RECORDS FOR THE TASK:
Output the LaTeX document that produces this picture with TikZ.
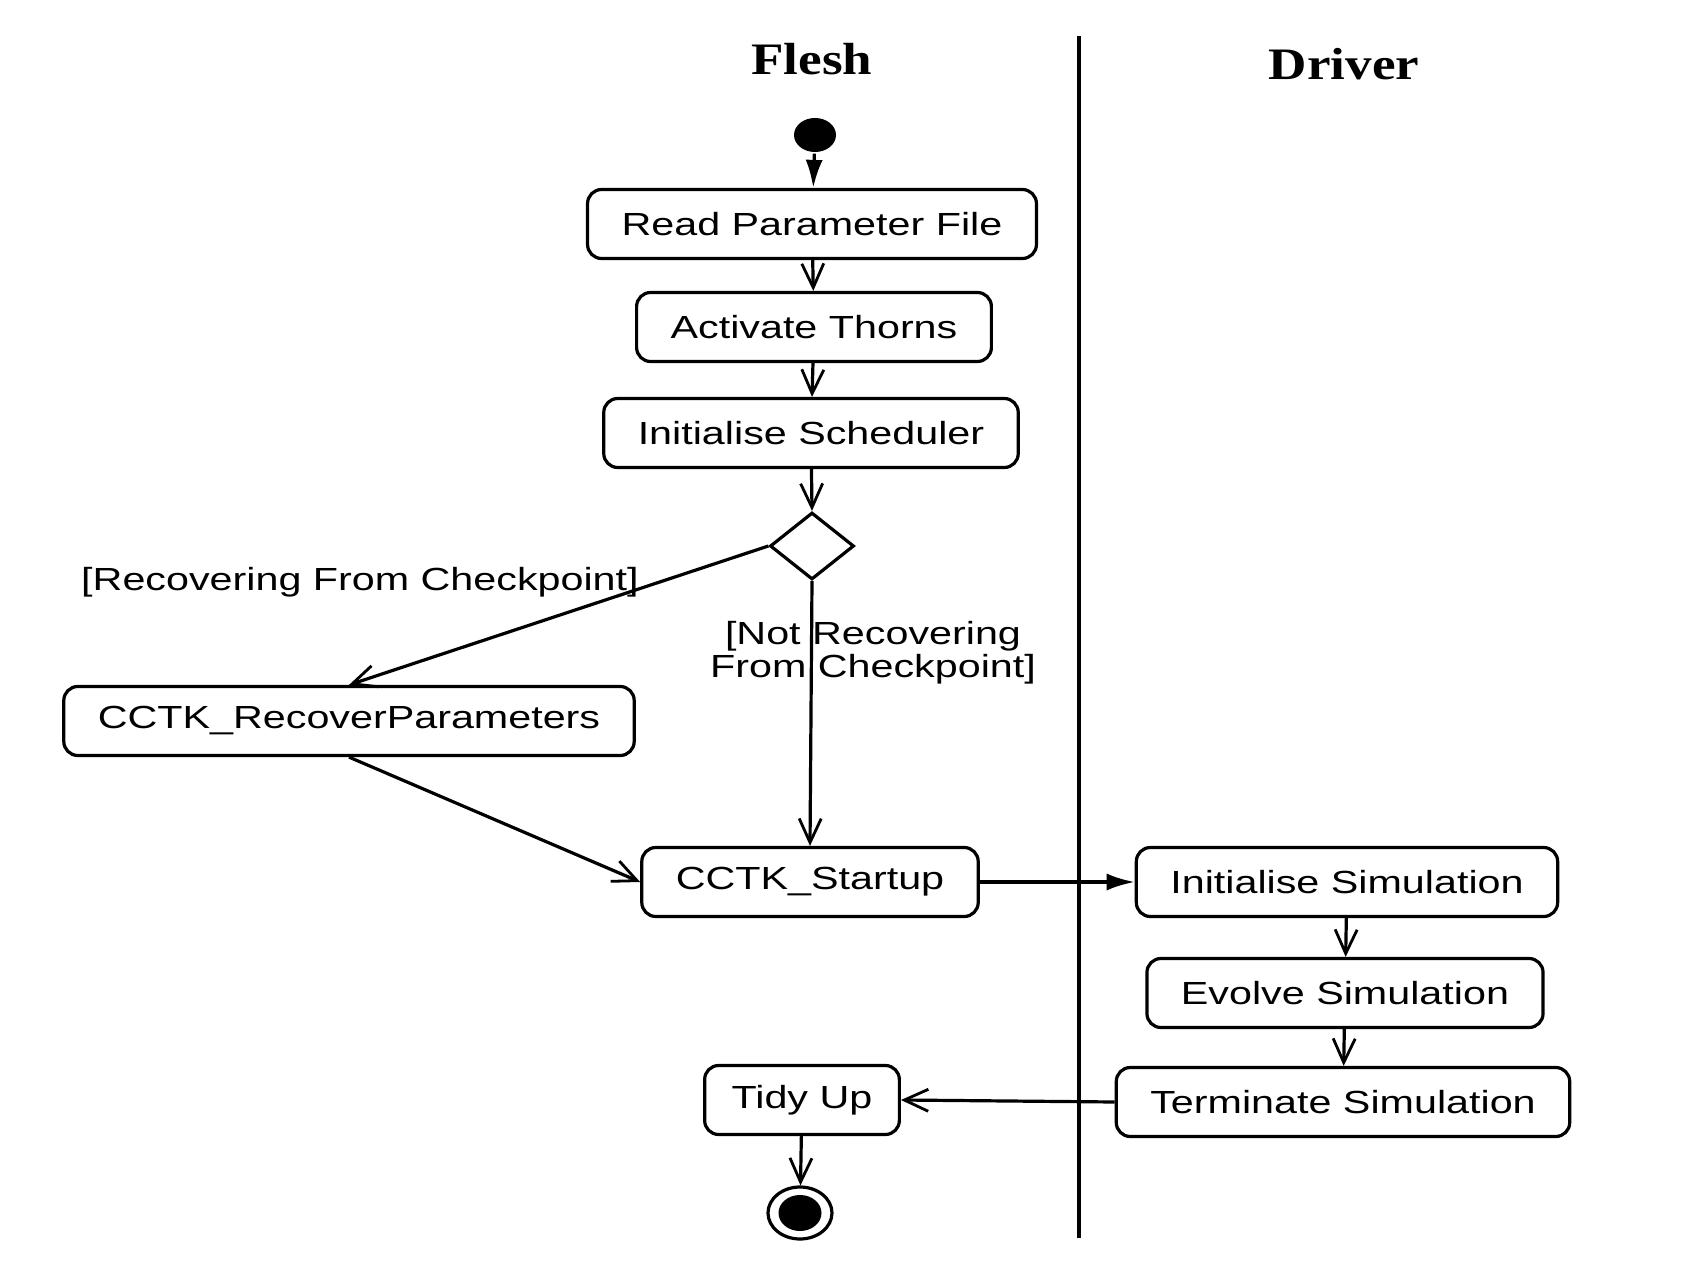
\documentclass[tikz,border=0pt]{standalone}
\usepackage{fontspec}
\newfontfamily\boxfont{Liberation Sans}[FakeStretch=1.29]
\newfontfamily\lanefont{Liberation Serif}[FakeStretch=1.18]
\usepackage{tikz}
\usetikzlibrary{positioning, shapes.geometric, arrows.meta, calc}

\begin{document}
\begin{tikzpicture}[x=0.5pt, y={(0pt,-0.5pt)}, line width=1.6pt,
     activity/.style={draw, rectangle, rounded corners=7pt, line width=1.6pt,
        minimum height=34.5pt, inner xsep=17pt, fill=white,
        font=\boxfont\fontsize{16}{19}\selectfont},
     guard/.style={font=\boxfont\fontsize{16}{16.5}\selectfont, align=center, inner sep=0pt},
     lane/.style={font=\lanefont\bfseries\fontsize{22.5}{27}\selectfont, anchor=base},
     flow/.style={-{Straight Barb[length=12pt,width=11pt,line width=1.4pt]}},
     signal/.style={-{Latex[length=14pt,width=8.5pt]}},
  ]
  \useasboundingbox (0,0) rectangle (1694,1284);

  % swimlanes
  \node[lane] (flesh) at (812,75) {Flesh};
  \node[lane] (driver) at (1344,80) {Driver};
  \coordinate (lanetop) at (1079,36);
  \coordinate (lanebot) at (1079,1238);
  \draw[line width=1.6pt] (lanetop) -- (lanebot);

  % flesh activities
  \node[ellipse, fill, minimum width=21pt, minimum height=17pt, inner sep=0pt] (start) at (815,135) {};
  \node[activity] (readpar) at (812,224) {Read Parameter File};
  \node[activity] (activate) at (814,327) {Activate Thorns};
  \node[activity] (initsched) at (811,433) {Initialise Scheduler};
  \node[diamond, draw, line width=1.6pt, minimum width=42pt, minimum height=33.5pt,
        inner sep=0pt] (branch) at (812,546) {};
  \node[activity] (recover) at (349,721) {CCTK\_RecoverParameters};
  \node[activity] (startup) at (810,882) {CCTK\_Startup};
  \node[activity, inner xsep=13.5pt] (tidy) at (802,1100) {Tidy Up};
  \node[ellipse, draw, line width=1.6pt, minimum width=32pt, minimum height=26pt,
        inner sep=0pt] (finish) at (800,1213) {};
  \node[ellipse, fill, minimum width=21.5pt, minimum height=18pt, inner sep=0pt]
        (finishdot) at (finish.center) {};

  % driver activities
  \node[activity] (initsim) at (1347,882) {Initialise Simulation};
  \node[activity] (evolve) at (1345,993) {Evolve Simulation};
  \node[activity] (terminate) at (1343,1102) {Terminate Simulation};

  \path[signal] (start) edge (readpar);
  \path[flow]
   (readpar) edge (activate)
   (activate) edge (initsched)
   (initsched) edge (branch.north)
   (branch.west) edge (recover.north)
   (branch.south) edge (startup.north)
   (recover.south) edge (startup.west)
   (initsim) edge (evolve)
   (evolve) edge (terminate)
   (terminate.west) edge (tidy.east)
   (tidy) edge (finish);
  \path[signal] (startup.east) edge (initsim.west);

  % guards
  \node[guard] (recguard) at (360,582) {[Recovering From Checkpoint]};
  \node[guard] (notguard) at (873,653) {[Not Recovering\\From Checkpoint]};
\end{tikzpicture}
\end{document}
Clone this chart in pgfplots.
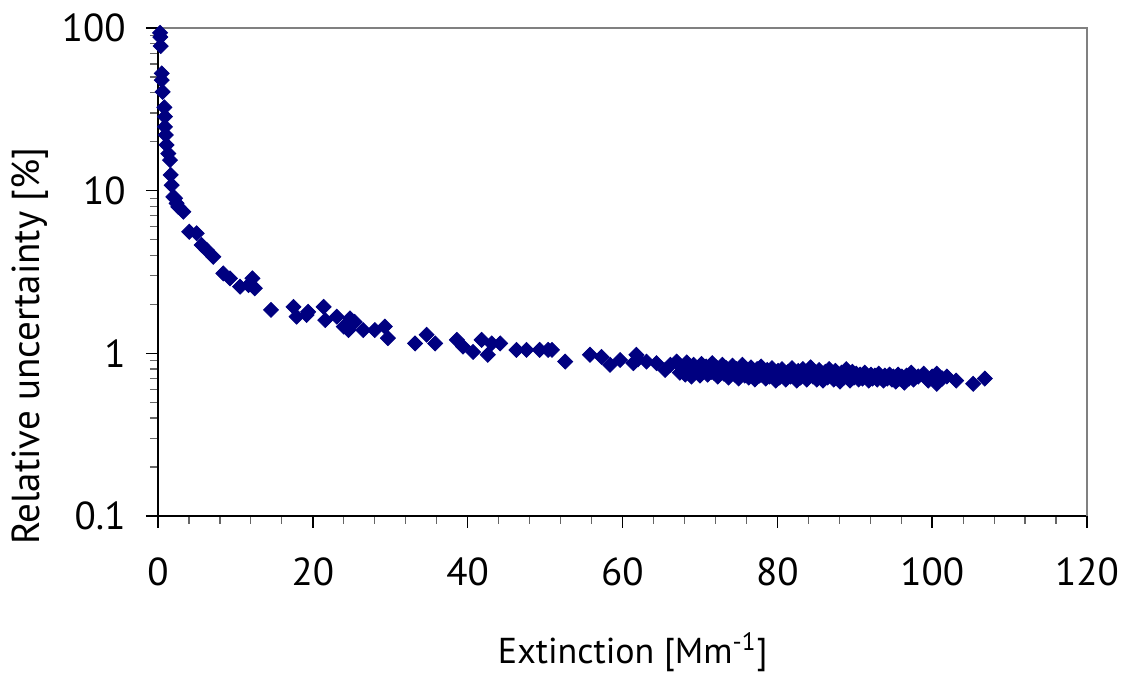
\documentclass[border=0pt]{standalone}
\usepackage{pgfplots}
\pgfplotsset{compat=1.18}
\usepackage{fontspec}
\setmainfont{PT Sans}

\definecolor{navy}{RGB}{0,0,128}

\pgfplotstableread{
x y
0.26 93.4
0.30 88.0
0.35 77.4
0.48 52.6
0.48 47.8
0.60 40.5
0.82 32.5
0.90 28.5
0.90 24.7
1.00 22.0
1.10 19.1
1.33 16.9
1.55 15.4
1.64 12.5
1.77 10.8
1.98 9.17
2.20 8.97
2.40 8.36
2.62 7.96
3.27 7.42
4.04 5.59
5.00 5.47
5.64 4.63
6.29 4.32
7.15 3.92
8.44 3.10
9.30 2.89
10.6 2.57
11.7 2.63
12.2 2.89
12.5 2.51
14.6 1.85
17.5 1.93
17.9 1.68
19.2 1.72
19.4 1.80
21.4 1.93
21.6 1.60
23.1 1.68
24.0 1.46
24.6 1.39
24.8 1.64
25.4 1.56
26.5 1.39
28.0 1.39
29.3 1.46
29.7 1.24
33.2 1.15
34.7 1.30
35.8 1.15
38.6 1.21
39.4 1.10
40.7 1.02
41.8 1.21
42.6 0.98
43.1 1.15
44.2 1.15
46.3 1.05
47.6 1.05
49.3 1.05
50.4 1.05
50.9 1.05
52.6 0.89
55.8 0.98
57.3 0.95
58.4 0.85
59.7 0.91
61.4 0.87
61.8 0.98
62.0 0.92
63.1 0.89
64.4 0.87
65.5 0.79
66.2 0.85
67.0 0.89
67.2 0.86
67.4 0.76
67.8 0.82
68.1 0.74
68.3 0.88
68.6 0.79
68.9 0.72
69.0 0.80
69.2 0.85
69.4 0.77
69.7 0.81
70.0 0.73
70.2 0.86
70.5 0.78
70.8 0.83
71.0 0.74
71.3 0.80
71.5 0.77
71.6 0.87
71.8 0.76
72.1 0.82
72.3 0.72
72.6 0.79
72.9 0.85
73.1 0.75
73.4 0.81
73.7 0.71
73.9 0.78
74.0 0.77
74.2 0.84
74.5 0.74
74.7 0.80
75.0 0.70
75.3 0.77
75.5 0.85
75.8 0.73
76.0 0.76
76.1 0.79
76.3 0.71
76.6 0.82
76.9 0.75
77.1 0.69
77.4 0.80
77.7 0.73
77.9 0.83
78.0 0.74
78.2 0.76
78.5 0.70
78.7 0.79
79.0 0.72
79.3 0.81
79.5 0.74
79.8 0.68
80.0 0.75
80.1 0.78
80.3 0.71
80.6 0.80
80.9 0.74
81.1 0.69
81.4 0.77
81.7 0.72
81.9 0.81
82.0 0.73
82.2 0.75
82.5 0.68
82.7 0.78
83.0 0.71
83.3 0.80
83.5 0.73
83.8 0.69
84.0 0.74
84.1 0.77
84.3 0.82
84.6 0.72
84.9 0.75
85.1 0.69
85.4 0.79
85.7 0.73
85.9 0.68
86.0 0.73
86.2 0.77
86.5 0.71
86.7 0.80
87.0 0.74
87.3 0.69
87.5 0.78
87.8 0.72
88.0 0.72
88.1 0.67
88.3 0.76
88.6 0.71
88.9 0.80
89.1 0.73
89.4 0.68
89.7 0.77
89.9 0.71
90.0 0.72
90.2 0.75
90.5 0.69
90.7 0.74
91.0 0.70
91.3 0.76
91.5 0.72
91.8 0.68
92.0 0.71
92.1 0.74
92.3 0.70
92.6 0.73
92.9 0.69
93.1 0.75
93.4 0.71
93.7 0.68
93.9 0.73
94.0 0.71
94.2 0.70
94.5 0.74
94.8 0.69
95.0 0.72
95.3 0.67
95.6 0.74
95.8 0.70
96.0 0.70
96.1 0.72
96.4 0.66
96.7 0.73
97.0 0.70
97.3 0.76
97.6 0.69
98.2 0.72
98.9 0.75
99.5 0.68
100.0 0.72
100.6 0.75
100.6 0.65
101.3 0.70
101.9 0.72
103.1 0.68
105.3 0.65
106.8 0.70
}\datatable

\begin{document}
\fontsize{19.5}{23}\selectfont
\begin{tikzpicture}
\begin{axis}[
  at={(0,0)}, anchor=south west,
  scale only axis,
  width=464.5pt, height=244pt,
  xmin=0, xmax=120,
  ymode=log, ymin=0.1, ymax=100,
  axis x line*=bottom, axis y line*=left,
  axis line style={black, line width=0.9pt},
  xtick={0,20,...,120},
  minor x tick num=4,
  ytick={0.1,1,10,100},
  yticklabels={0.1,1,10,100},
  tick align=outside,
  major tick length=6pt, minor tick length=4pt,
  every tick/.style={black, line width=0.7pt},
  every minor tick/.style={black!60, line width=0.6pt},
  xticklabel style={anchor=north, yshift=-8pt},
  yticklabel style={anchor=east, xshift=-3.5pt},
  /pgf/number format/assume math mode=true,
  x label style={at={(axis description cs:0.511,-0.2787)}, anchor=center,
    font=\fontsize{18}{22}\selectfont},
  y label style={at={(axis description cs:-0.1378,0.348)}, anchor=center},
  xlabel={Extinction [Mm\textsuperscript{-1}]},
  ylabel={Relative uncertainty [\%]},
  clip=false,
]
\addplot[only marks, mark=square*, mark size=2.65pt, color=navy,
  mark options={rotate=45, draw=navy, fill=navy}] table[x=x, y=y] {\datatable};
\draw[black!50, line width=1.4pt] (rel axis cs:0,1) -- (rel axis cs:1,1) -- (rel axis cs:1,0);
\end{axis}
\pgfresetboundingbox
\useasboundingbox (-79pt,-78.5pt) rectangle (483.5pt,258pt);
\end{tikzpicture}
\end{document}
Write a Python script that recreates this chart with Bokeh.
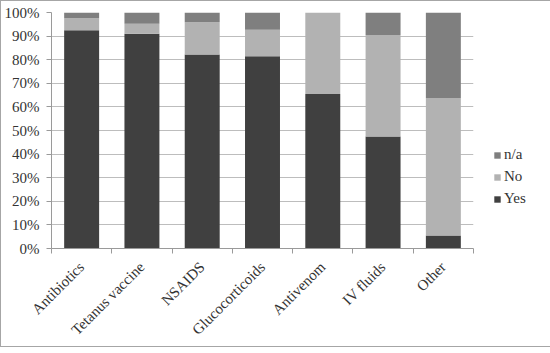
from bokeh.plotting import figure
from bokeh.models import FixedTicker, NumeralTickFormatter, Legend, LegendItem, ColumnDataSource
from bokeh.embed import file_html
from bokeh.resources import INLINE
import math

categories = ["Antibiotics", "Tetanus vaccine", "NSAIDS", "Glucocorticoids", "Antivenom", "IV fluids", "Other"]
yes_pct = [92.5, 91.0, 82.2, 81.5, 65.5, 47.5, 5.5]
no_pct = [5.1, 4.2, 13.7, 11.2, 34.5, 43.0, 58.3]
na_pct = [2.4, 4.8, 4.1, 7.3, 0.0, 9.5, 36.2]
y_ticks = [0, 10, 20, 30, 40, 50, 60, 70, 80, 90, 100]

FONT = "Liberation Serif"
TXT = "#333333"

xs = [i + 0.5 for i in range(len(categories))]
src = ColumnDataSource(dict(
    x=xs,
    Yes=[v / 100 for v in yes_pct],
    No=[v / 100 for v in no_pct],
    na=[v / 100 for v in na_pct],
))

p = figure(width=534, height=337, output_backend="svg", toolbar_location=None,
           x_range=(0, len(categories)), y_range=(0, 1),
           frame_width=422, frame_height=236,
           min_border_left=50, min_border_top=11, min_border_right=0, min_border_bottom=90)
p.outline_line_color = None
p.background_fill_color = "white"
p.border_fill_color = "white"
p.styles = {"border": "1px solid #a6a6a6", "box-sizing": "border-box"}

rs = p.vbar_stack(["Yes", "No", "na"], x="x", width=0.58, source=src,
                  color=["#404040", "#b2b2b2", "#7f7f7f"], line_color=None)

# y axis
p.yaxis.ticker = FixedTicker(ticks=[t / 100 for t in y_ticks])
p.yaxis.formatter = NumeralTickFormatter(format="0%")
p.yaxis.axis_line_color = "#9a9a9a"
p.yaxis.major_tick_line_color = "#9a9a9a"
p.yaxis.major_tick_out = 5
p.yaxis.major_tick_in = 0
p.yaxis.minor_tick_line_color = None
p.yaxis.major_label_standoff = 7
p.yaxis.major_label_text_font = FONT
p.yaxis.major_label_text_font_size = "15px"
p.yaxis.major_label_text_color = TXT

# x axis
p.xaxis.ticker = FixedTicker(ticks=xs, minor_ticks=list(range(len(categories) + 1)))
p.xaxis.major_label_overrides = {x: c for x, c in zip(xs, categories)}
p.xaxis.major_label_orientation = math.pi / 4
p.xaxis.axis_line_color = "#9a9a9a"
p.xaxis.major_tick_line_color = None
p.xaxis.minor_tick_line_color = "#9a9a9a"
p.xaxis.minor_tick_out = 5
p.xaxis.minor_tick_in = 0
p.xaxis.major_label_standoff = 10
p.xaxis.major_label_text_font = FONT
p.xaxis.major_label_text_font_size = "15px"
p.xaxis.major_label_text_color = TXT

p.xgrid.grid_line_color = None
p.ygrid.grid_line_color = "#bdbdbd"
p.ygrid.ticker = FixedTicker(ticks=[t / 100 for t in y_ticks])

legend = Legend(items=[
    LegendItem(label="n/a", renderers=[rs[2]]),
    LegendItem(label="No", renderers=[rs[1]]),
    LegendItem(label="Yes", renderers=[rs[0]]),
], location=(20, 41))
legend.border_line_color = None
legend.background_fill_alpha = 0
legend.label_text_font = FONT
legend.label_text_font_size = "15px"
legend.label_text_color = TXT
legend.glyph_width = 8
legend.glyph_height = 8
legend.label_standoff = 3
legend.spacing = 5
legend.padding = 2
legend.margin = 0
p.add_layout(legend, "right")

open("out.html", "w").write(file_html(p, INLINE))
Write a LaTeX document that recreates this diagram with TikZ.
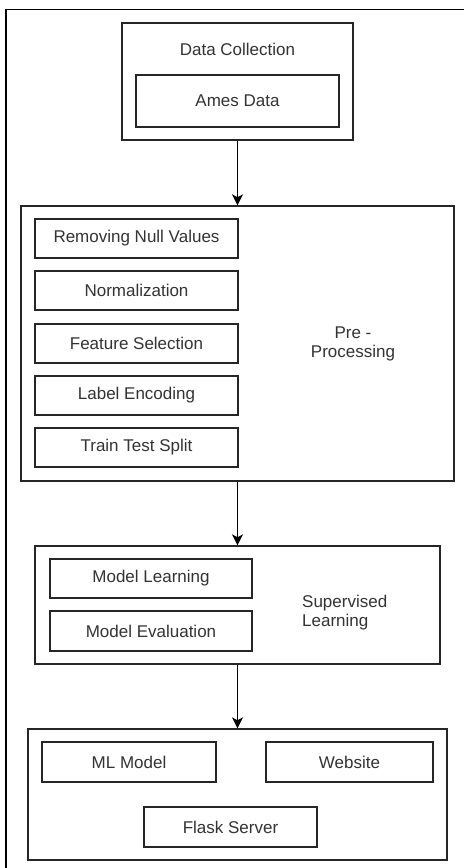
\documentclass[tikz,border=0pt]{standalone}
\usepackage{fontspec}
\setmainfont{Liberation Sans}
\usetikzlibrary{arrows.meta}
\begin{document}
\begin{tikzpicture}[x=1pt,y=-1pt,
  every node/.style={font=\fontsize{17}{19}\selectfont, text=black!80},
  frame/.style={draw=black!85, line width=1.4pt, rectangle, inner sep=0pt},
  stepbox/.style={frame, align=center},
  caption/.style={inner sep=0pt, align=center},
  flow/.style={draw=black, line width=1.4pt, -{Stealth[length=11pt,width=11pt,inset=3pt]}}]
\useasboundingbox (0,0) rectangle (464,868);
\fill[white] (0,0) rectangle (464,868);

% outer border (top and left edges)
\draw[line width=1.8pt, black] (6,868) -- (6,9.5) -- (464,9.5);

% data collection
\node[frame, minimum width=231pt, minimum height=117pt] (dc) at (237.5,81.5) {};
\node[caption] (dct) at (237.5,49) {Data Collection};
\node[stepbox, minimum width=203pt, minimum height=52pt] (ames) at (237.5,101) {Ames Data};

% pre-processing
\node[frame, minimum width=433pt, minimum height=275pt] (pre) at (237.5,343.5) {};
\node[stepbox, minimum width=203pt, minimum height=39pt] (nul) at (136.5,238.5) {Removing Null Values};
\node[stepbox, minimum width=203pt, minimum height=39pt] (nrm) at (136.5,290.5) {Normalization};
\node[stepbox, minimum width=203pt, minimum height=39pt] (fsel) at (136.5,343.5) {Feature Selection};
\node[stepbox, minimum width=203pt, minimum height=39pt] (lenc) at (136.5,395.5) {Label Encoding};
\node[stepbox, minimum width=203pt, minimum height=39pt] (tts) at (136.5,447.5) {Train Test Split};
\node[caption] (pret) at (353,344) {Pre -\\Processing};

% supervised learning
\node[frame, minimum width=405pt, minimum height=118pt] (sup) at (237.5,605) {};
\node[stepbox, minimum width=202pt, minimum height=39pt] (mlearn) at (151,578.5) {Model Learning};
\node[stepbox, minimum width=202pt, minimum height=40pt] (meval) at (151,631) {Model Evaluation};
\node[caption, align=left, anchor=west] (supt) at (302,613) {Supervised\\Learning};

% deployment
\node[frame, minimum width=419pt, minimum height=131pt] (dep) at (237.5,794.5) {};
\node[stepbox, minimum width=174pt, minimum height=40pt] (mlm) at (129,762) {ML Model};
\node[stepbox, minimum width=167pt, minimum height=40pt] (web) at (349.5,762) {Website};
\node[stepbox, minimum width=173pt, minimum height=40pt] (flask) at (230.5,827) {Flask Server};

% connectors
\draw[flow] (dc.south) -- (pre.north);
\draw[flow] (pre.south) -- (sup.north);
\draw[flow] (sup.south) -- (dep.north);
\end{tikzpicture}
\end{document}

TASK TO COMPLETE: Exactly and only the lines from the top of the records down to the line containing "(lanetop) -- (lanebot);" should be transcribed, please, without the pictures.

WRITTEN RESPONSE:
Output the LaTeX document that produces this picture with TikZ.
\documentclass[tikz,border=0pt]{standalone}
\usepackage{fontspec}
\newfontfamily\boxfont{Liberation Sans}[FakeStretch=1.29]
\newfontfamily\lanefont{Liberation Serif}[FakeStretch=1.18]
\usepackage{tikz}
\usetikzlibrary{positioning, shapes.geometric, arrows.meta, calc}

\begin{document}
\begin{tikzpicture}[x=0.5pt, y={(0pt,-0.5pt)}, line width=1.6pt,
     activity/.style={draw, rectangle, rounded corners=7pt, line width=1.6pt,
        minimum height=34.5pt, inner xsep=17pt, fill=white,
        font=\boxfont\fontsize{16}{19}\selectfont},
     guard/.style={font=\boxfont\fontsize{16}{16.5}\selectfont, align=center, inner sep=0pt},
     lane/.style={font=\lanefont\bfseries\fontsize{22.5}{27}\selectfont, anchor=base},
     flow/.style={-{Straight Barb[length=12pt,width=11pt,line width=1.4pt]}},
     signal/.style={-{Latex[length=14pt,width=8.5pt]}},
  ]
  \useasboundingbox (0,0) rectangle (1694,1284);

  % swimlanes
  \node[lane] (flesh) at (812,75) {Flesh};
  \node[lane] (driver) at (1344,80) {Driver};
  \coordinate (lanetop) at (1079,36);
  \coordinate (lanebot) at (1079,1238);
  \draw[line width=1.6pt] (lanetop) -- (lanebot);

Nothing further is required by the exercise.